“Some say the world will end in fire,” wrote Robert Frost, “some say in ice.” Um, spoiler much?
Well, spoiler-haters: You’re wrong. You have been wrong for a long time. Not only was there a study from the University of California at San Diego that found that the people who read the twists of classic stories in advance enjoyed them more than those who did not (to be frank, though, how much were you ever going to enjoy “A Dark Brown Dog”?) but — well, it’s the principle of the thing.
Stop doing this to yourselves. Stop doing this to us. Let’s have a discussion like normal people. Leave the La-La-La-Can’t-Hear-You’s out.
People who insist on not having spoilers pushed on them are like people who insist on being kept away from evidence that Santa is not real. It is a lovely thought — really — but it’s no way to live.
Embrace the spoiler. I have.
I actively seek out spoilers. The legendary socialite Alice Roosevelt Longworth reportedly had a cushion embroidered with “If you don’t have anything nice to say, sit right here by me.” I should get an updated version of the same cushion, with “If you want to speak freely about major plot points of a series, sit right here by me” in bold cross-stitched letters.
I know spoilers for series I haven’t even watched at all. It just makes sense. Mainly, I like to be reassured that there won’t be a giant spider. There is no point in sitting down and committing yourself to years of “The Sopranos” if there’s going to be a giant spider in the middle of Season Four.
Is this is because I hate surprises? Maybe. My dream surprise party is the kind that happens to someone else. (Or, failing that, one that you are told about several weeks in advance so you can make certain you’ve gotten enough sleep, brushed your teeth, are wearing an outfit that doesn’t make you resemble a rueful coat rack, and aren’t nervous and irritable so that you greet everyone’s joyous shouts of “Happy Birthday!” as they pour from your closets by screaming and beating them violently with your umbrella.)
But we don’t want to know what’s going to happen, spoiler-haters say.
Why? One of the rare delights of fiction is that you do know what is going to happen, well in advance of the characters. In life, you never have any more information than the other characters about the future. You can only spoil the broadest outlines of things. You can’t even forecast the weather. Why not take the chance when you have it? The spoiler is the monster that has been released into the end of the labyrinth. And how much more exciting the labyrinth is when you know you’re going to run into a Minotaur!

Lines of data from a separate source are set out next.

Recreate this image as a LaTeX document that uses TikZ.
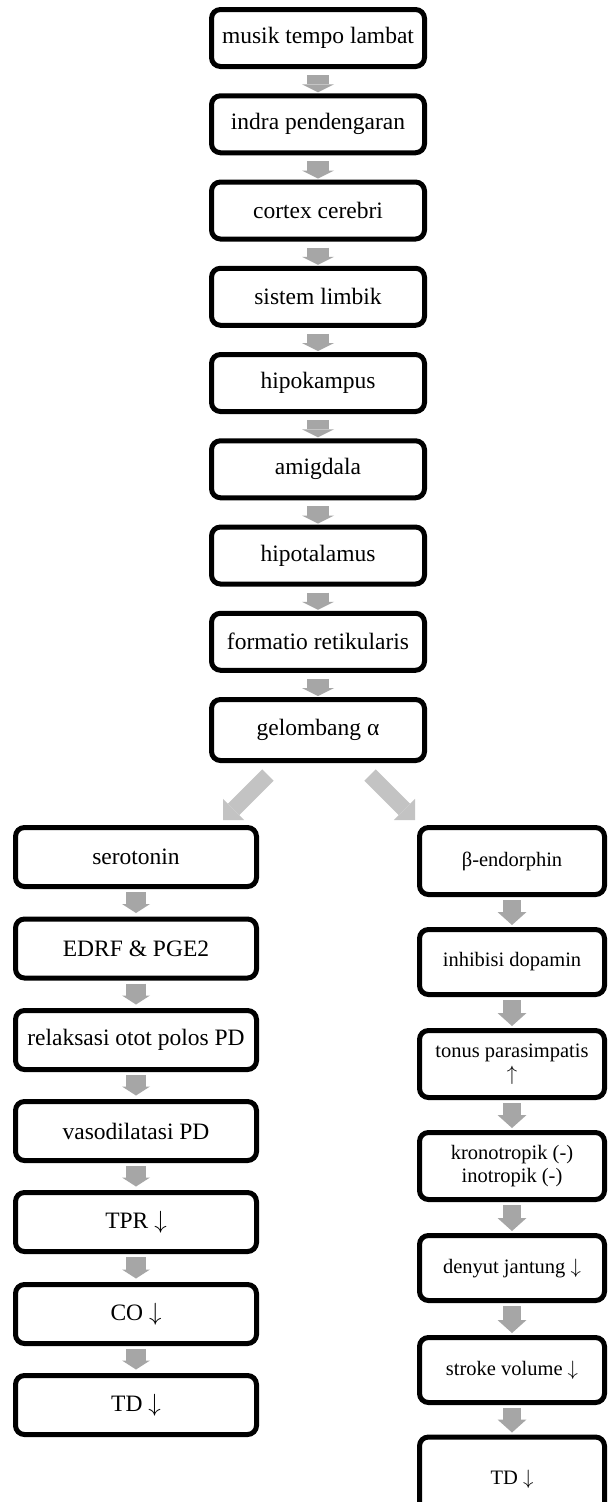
\documentclass[tikz,border=0pt]{standalone}
\usepackage{fontspec}
\setmainfont{Liberation Serif}
\usetikzlibrary{arrows.meta}
\definecolor{arrowgray}{HTML}{A6A6A6}
\definecolor{diaggray}{HTML}{C3C3C3}
\newcommand{\dn}{\ensuremath{\downarrow}}
\newcommand{\upa}{\ensuremath{\uparrow}}
\begin{document}
\begin{tikzpicture}[x=1pt,y=-1pt,
  box/.style={draw=black, line width=5pt, rounded corners=9pt, inner sep=0pt, align=center, fill=white},
  cbox/.style={box, minimum width=213pt, minimum height=57pt, font=\fontsize{23.5}{27}\selectfont},
  lbox/.style={box, minimum width=241pt, minimum height=59pt, font=\fontsize{23.5}{27}\selectfont},
  rbox/.style={box, minimum width=185pt, font=\fontsize{20.5}{23.5}\selectfont},
  carrow/.style={draw=arrowgray, line width=22pt, -{Triangle[width=32pt,length=8pt,line width=0pt]}, shorten <=6pt, shorten >=1pt},
  larrow/.style={draw=arrowgray, line width=20pt, -{Triangle[width=28pt,length=9pt,line width=0pt]}, shorten <=3pt, shorten >=3.5pt},
  rarrow/.style={draw=arrowgray, line width=18pt, -{Triangle[width=29pt,length=13pt,line width=0pt]}, shorten <=3pt, shorten >=2pt},
  diag/.style={draw=diaggray, line width=16pt, -{Triangle[width=30pt,length=15pt,line width=0pt]}}
]
\useasboundingbox (0,0) rectangle (608,1502);
\fill[white] (0,0) rectangle (608,1502);
\clip (0,0) rectangle (608,1502);

% centre column
\node[cbox] (c1) at (318,38) {musik tempo lambat};
\node[cbox] (c2) at (318,124.25) {indra pendengaran};
\node[cbox] (c3) at (318,210.5) {cortex cerebri};
\node[cbox] (c4) at (318,296.75) {sistem limbik};
\node[cbox] (c5) at (318,383) {hipokampus};
\node[cbox] (c6) at (318,469.25) {amigdala};
\node[cbox] (c7) at (318,555.5) {hipotalamus};
\node[cbox] (c8) at (318,641.75) {formatio retikularis};
\node[cbox, minimum height=61pt] (c9) at (318,730) {gelombang α};

% left column
\node[lbox] (l1) at (136,857) {serotonin};
\node[lbox] (l2) at (136,948.5) {EDRF \& PGE2};
\node[lbox] (l3) at (136,1040) {relaksasi otot polos PD};
\node[lbox] (l4) at (136,1131) {vasodilatasi PD};
\node[lbox] (l5) at (136,1222) {TPR \dn};
\node[lbox] (l6) at (136,1314) {CO \dn};
\node[lbox] (l7) at (136,1405) {TD \dn};

% right column
\node[rbox, minimum height=67pt] (r1) at (512,861) {β-endorphin};
\node[rbox, minimum height=65pt] (r2) at (512,962) {inhibisi dopamin};
\node[rbox, minimum height=67pt] (r3) at (512,1064) {tonus parasimpatis\\\upa};
\node[rbox, minimum height=67pt] (r4) at (512,1166) {kronotropik (-)\\inotropik (-)};
\node[rbox, minimum height=65pt] (r5) at (512,1268) {denyut jantung \dn};
\node[rbox, minimum height=65pt] (r6) at (512,1370) {stroke volume \dn};
\node[rbox, minimum height=76pt, text depth=0pt] (r7) at (512,1475) {\raisebox{-4pt}{TD \dn}};

% connectors
\foreach \a/\b in {c1/c2,c2/c3,c3/c4,c4/c5,c5/c6,c6/c7,c7/c8,c8/c9}
  \draw[carrow] (\a) -- (\b);
\foreach \a/\b in {l1/l2,l2/l3,l3/l4,l4/l5,l5/l6,l6/l7}
  \draw[larrow] (\a) -- (\b);
\foreach \a/\b in {r1/r2,r2/r3,r3/r4,r4/r5,r5/r6,r6/r7}
  \draw[rarrow] (\a) -- (\b);

\draw[diag] ([xshift=-50pt,yshift=-12pt]c9.south) -- ([xshift=87pt,yshift=5pt]l1.north);
\draw[diag] ([xshift=52pt,yshift=-12pt]c9.south) -- ([xshift=-97pt,yshift=5pt]r1.north);
\end{tikzpicture}
\end{document}
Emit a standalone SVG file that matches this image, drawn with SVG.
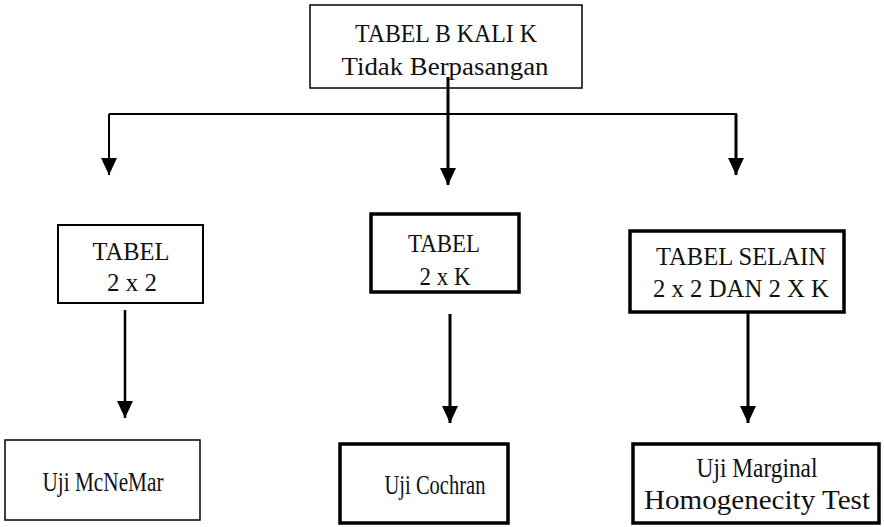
<svg xmlns="http://www.w3.org/2000/svg" width="884" height="527" viewBox="0 0 884 527">
<defs>
<style>
text{font-family:"Liberation Serif","Times New Roman",serif;font-size:25px;fill:#111;text-anchor:middle}
.big{font-size:28px}
.box{fill:#fff;stroke:#000}
.thin{stroke-width:1.5}
.thick{stroke-width:3.5}
.ln{stroke:#000;fill:none}
</style>
<marker id="ah" markerUnits="userSpaceOnUse" markerWidth="17" markerHeight="16" refX="17" refY="8" orient="auto" viewBox="0 0 17 16">
<path d="M0,0 L17,8 L0,16 z" fill="#000"/>
</marker>
</defs>
<g id="n-top">
<rect class="box thin" x="310" y="5" width="272" height="83"/>
<text x="446" y="42" textLength="182" lengthAdjust="spacingAndGlyphs">TABEL B KALI K</text>
<text x="445" y="75" textLength="207" lengthAdjust="spacingAndGlyphs">Tidak Berpasangan</text>
</g>
<g id="n-2x2">
<rect class="box" stroke-width="2" x="58" y="225" width="145" height="78"/>
<text x="131" y="260" textLength="77" lengthAdjust="spacingAndGlyphs">TABEL</text>
<text x="132" y="291" textLength="50" lengthAdjust="spacingAndGlyphs">2 x 2</text>
</g>
<g id="n-2xk">
<rect class="box thick" x="371" y="214" width="148" height="78"/>
<text x="444" y="252" textLength="72" lengthAdjust="spacingAndGlyphs">TABEL</text>
<text x="445" y="285" textLength="51" lengthAdjust="spacingAndGlyphs">2 x K</text>
</g>
<g id="n-selain">
<rect class="box thick" x="630" y="231" width="214" height="81"/>
<text x="741" y="265" textLength="170" lengthAdjust="spacingAndGlyphs">TABEL SELAIN</text>
<text x="741" y="297" textLength="176" lengthAdjust="spacingAndGlyphs">2 x 2 DAN 2 X K</text>
</g>
<g id="n-mcnemar">
<rect class="box thin" x="5" y="440" width="195" height="80"/>
<text class="big" x="103" y="491" textLength="121" lengthAdjust="spacingAndGlyphs">Uji McNeMar</text>
</g>
<g id="n-cochran">
<rect class="box thick" x="340" y="444" width="168" height="79"/>
<text class="big" x="435" y="494" textLength="101" lengthAdjust="spacingAndGlyphs">Uji Cochran</text>
</g>
<g id="n-marginal">
<rect class="box thick" x="633" y="444" width="246" height="79"/>
<text class="big" x="757" y="477" textLength="121" lengthAdjust="spacingAndGlyphs">Uji Marginal</text>
<text class="big" x="757" y="509" textLength="226" lengthAdjust="spacingAndGlyphs">Homogenecity Test</text>
</g>
<g id="connectors">
<line class="ln" x1="109" y1="114" x2="737" y2="114" stroke="#444" stroke-width="2"/>
<line class="ln" x1="448" y1="77" x2="448" y2="185" stroke-width="3" marker-end="url(#ah)"/>
<line class="ln" x1="109" y1="114" x2="109" y2="175" stroke-width="2" marker-end="url(#ah)"/>
<line class="ln" x1="736" y1="114" x2="736" y2="175" stroke-width="3" marker-end="url(#ah)"/>
<line class="ln" x1="125" y1="310" x2="125" y2="418" stroke-width="2.5" marker-end="url(#ah)"/>
<line class="ln" x1="450" y1="314" x2="450" y2="423" stroke-width="3" marker-end="url(#ah)"/>
<line class="ln" x1="748" y1="312" x2="748" y2="423" stroke-width="3" marker-end="url(#ah)"/>
</g>
</svg>
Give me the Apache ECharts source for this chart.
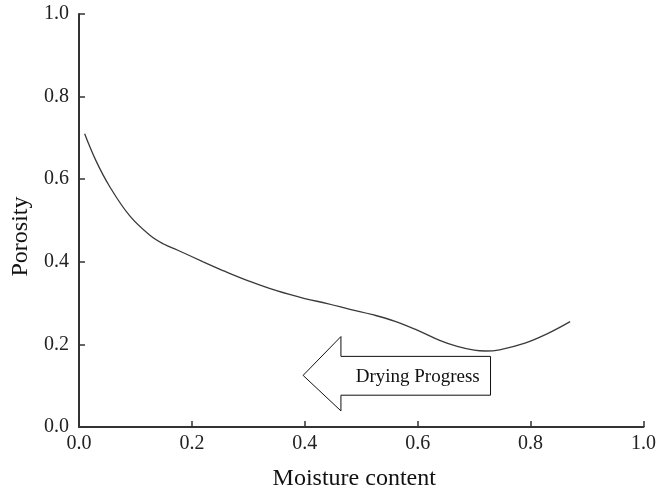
<!DOCTYPE html>
<html>
<head>
<meta charset="utf-8">
<script src="https://cdn.jsdelivr.net/npm/echarts@6/dist/echarts.min.js"></script>
<style>
  html, body { margin: 0; padding: 0; background: #fff; }
  #chart { width: 659px; height: 496px; }
</style>
</head>
<body>
<div id="chart"></div>
<script>
// curve
var moisture = [0.01, 0.03, 0.054, 0.09, 0.125, 0.15, 0.175, 0.22, 0.26, 0.30, 0.35, 0.40, 0.44, 0.48, 0.52, 0.56, 0.60, 0.64, 0.67, 0.70, 0.72, 0.745, 0.79, 0.83, 0.87];
var porosity = [0.71, 0.645, 0.583, 0.511, 0.465, 0.443, 0.428, 0.40, 0.376, 0.354, 0.330, 0.311, 0.299, 0.285, 0.272, 0.256, 0.234, 0.209, 0.195, 0.186, 0.184, 0.187, 0.203, 0.226, 0.255];

// arrow outline in data units (tip on the left)
var arrowX = [0.397, 0.464, 0.464, 0.729, 0.729, 0.464, 0.464];
var arrowY = [0.125, 0.219, 0.171, 0.171, 0.077, 0.077, 0.039];
var arrowLabel = 'Drying Progress';

var font = '"Liberation Serif", "Times New Roman", serif';
var axisColor = '#333';

var chart = echarts.init(document.getElementById('chart'));

var points = moisture.map(function (x, i) { return [x, porosity[i]]; });

var option = {
  animation: false,
  grid: { left: 79, right: 11, top: 14, bottom: 67 },
  xAxis: {
    type: 'value',
    min: 0, max: 1, interval: 0.2,
    name: 'Moisture content',
    nameLocation: 'middle',
    nameGap: 40,
    nameTextStyle: { fontFamily: font, fontSize: 24, color: '#111', padding: [0, 14, 0, 0] },
    axisLine: { lineStyle: { color: axisColor, width: 2 } },
    axisTick: { inside: true, length: 6, lineStyle: { color: axisColor, width: 1.5 } },
    axisLabel: { fontFamily: font, fontSize: 20, color: '#222', margin: 7,
      formatter: function (v) { return v.toFixed(1); } },
    splitLine: { show: false }
  },
  yAxis: {
    type: 'value',
    min: 0, max: 1, interval: 0.2,
    name: 'Porosity',
    nameLocation: 'middle',
    nameGap: 45,
    nameTextStyle: { fontFamily: font, fontSize: 24, color: '#111', padding: [0, 32, 0, 0] },
    axisLine: { lineStyle: { color: axisColor, width: 2 } },
    axisTick: { inside: true, length: 6, lineStyle: { color: axisColor, width: 1.5 } },
    axisLabel: { fontFamily: font, fontSize: 20, color: '#222', margin: 10,
      formatter: function (v) { return v.toFixed(1); } },
    splitLine: { show: false }
  },
  series: [{
    type: 'line',
    data: points,
    smooth: 0.4,
    showSymbol: false,
    lineStyle: { color: '#3a3a3a', width: 1.3 }
  }]
};
chart.setOption(option);

// arrow annotation placed through the axes
var arrowPts = arrowX.map(function (x, i) { return chart.convertToPixel({ gridIndex: 0 }, [x, arrowY[i]]); });
var mid = chart.convertToPixel({ gridIndex: 0 }, [(arrowX[2] + arrowX[3]) / 2, (arrowY[2] + arrowY[4]) / 2]);

chart.setOption({
  graphic: [
    {
      type: 'polygon',
      shape: { points: arrowPts },
      style: { fill: '#fff', stroke: '#111', lineWidth: 1 },
      z: 10
    },
    {
      type: 'text',
      x: mid[0] + 2,
      y: mid[1] + 1,
      style: {
        text: arrowLabel,
        font: '19px ' + font,
        fill: '#111',
        align: 'center',
        verticalAlign: 'middle'
      },
      z: 11
    }
  ]
});
</script>
</body>
</html>
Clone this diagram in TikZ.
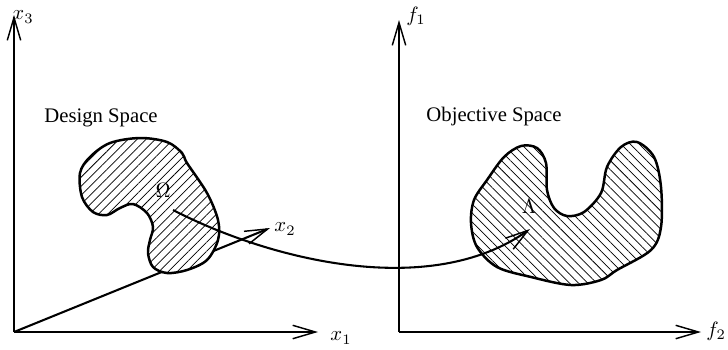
\documentclass[tikz,border=0pt]{standalone}
\usepackage{fontspec}
\setmainfont{Liberation Serif}
\usetikzlibrary{arrows.meta,patterns.meta}

\begin{document}
\begin{tikzpicture}[x=0.483pt, y=-0.483pt,
    axis/.style = {line width=1pt, -{Straight Barb[length=11pt, width=6.5pt, line width=0.7pt]}},
    region/.style = {line width=1.2pt, preaction={fill=white}},
    map/.style = {line width=1pt, -{Straight Barb[length=11pt, width=6.5pt, line width=0.7pt]}}]
            \useasboundingbox (0,0) rectangle (728,349);

            % design space axes
            \coordinate (O1) at (14,332);
            \coordinate (x1tip) at (318,332);
            \coordinate (x2tip) at (270,228);
            \coordinate (x3tip) at (14,15);
            \draw[axis] (O1) -- (x1tip);
            \draw[axis] (O1) -- (x2tip);
            \draw[axis] (O1) -- (x3tip);
            \node (x1) at (341,338) {$x_1$};
            \node (x2) at (285,229) {$x_2$};
            \node (x3) at (23,17) {$x_3$};

            % objective space axes
            \coordinate (O2) at (399,332);
            \coordinate (f1tip) at (399,20);
            \coordinate (f2tip) at (701,332);
            \draw[axis] (O2) -- (f1tip);
            \draw[axis] (O2) -- (f2tip);
            \node (f1) at (416,16) {$f_1$};
            \node[anchor=west, inner sep=0pt] (f2) at (706,331) {$f_2$};

            \node (design) at (101,118) {Design Space};
            \node (objective) at (494,117) {Objective Space};

            % feasible region
            \draw[region, pattern={Lines[angle=45, distance=3.1pt, line width=0.35pt]}]
                plot[smooth cycle, tension=0.55] coordinates {
                (80,173) (90,157) (110,143) (140,138) (167,142) (182,153) (187,163)
                (207,193) (218,220) (218,240) (207,260) (187,270) (167,273) (153,267)
                (148,253) (150,240) (153,227) (147,213) (133,204) (120,208) (107,215)
                (93,212) (82,197)};

            % attainable set
            \draw[region, pattern={Lines[angle=-45, distance=3.1pt, line width=0.35pt]}]
                plot[smooth cycle, tension=0.55] coordinates {
                (521,146) (504,157) (487,180) (474,200) (471,223) (477,247) (497,267)
                (531,277) (571,285) (601,280) (617,270) (651,250) (661,227) (661,187)
                (654,157) (637,142) (621,147) (607,167) (601,193) (584,212) (567,216)
                (554,208) (547,190) (546,163) (537,148)};

            \node (Omega) at (163,190) {$\Omega$};
            \node (Lambda) at (529,206) {$\Lambda$};

            \coordinate (omega) at (173,210);
            \coordinate (lambda) at (530,229);
            \draw[map] (omega) .. controls (270,260) and (430,300) .. (lambda);
        \end{tikzpicture}
\end{document}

But maybe this anger at spoiling isn’t such a recent innovation after all. After all, Cassandra went around Troy telling people critical plot points that they weren’t going to reach until next week. And how they hated her!
The trouble with spoilers is that it is impossible to prove that your attitude about them is correct. You can only have the one experience, and the one you did not have will always loom in the distance as the Perfect Unattainable Outcome. The Unspoiled Wonder of that episode, you tell yourself, would have been a thing of beauty. Yes! So we must flag, flag, flag every possible discussion of the plot so as not to ruin the virgin bloom of ignorance for others!
Hogwash. The magic is in getting there.
I know how this started. It used to be that you could reasonably assume that people would watch a thing when it aired. Now the Netflix queue stretches to infinity, and just because you haven’t watched it doesn’t mean you don’t INTEND to. How dare people try to talk about that milestone episode? What do they think this is, the finale of “M*A*S*H”? No, never talk about anything! You’ll ruin it.
The only good thing that this terror of spoilers has bred is a period of several hours or days when people abstain from social media, out of sheer terror.
But it’s no way to live. Trying to walk through the Internet without stepping on a spoiler is as impossible as going through life getting upset every time someone reminds you that microscopic life forms are nested in your eyebrows. They’re just there, and you can’t let them ruin things for you.
Whether it’s “House of Cards,” “Breaking Bad” (spoiler alert: the show ended) or “Game of Thrones,” every story can be reduced to a spoiler formula. The dog dies. The boat sinks. The king perishes.
There’s no escaping it. You might as well live. Unlike Joffrey.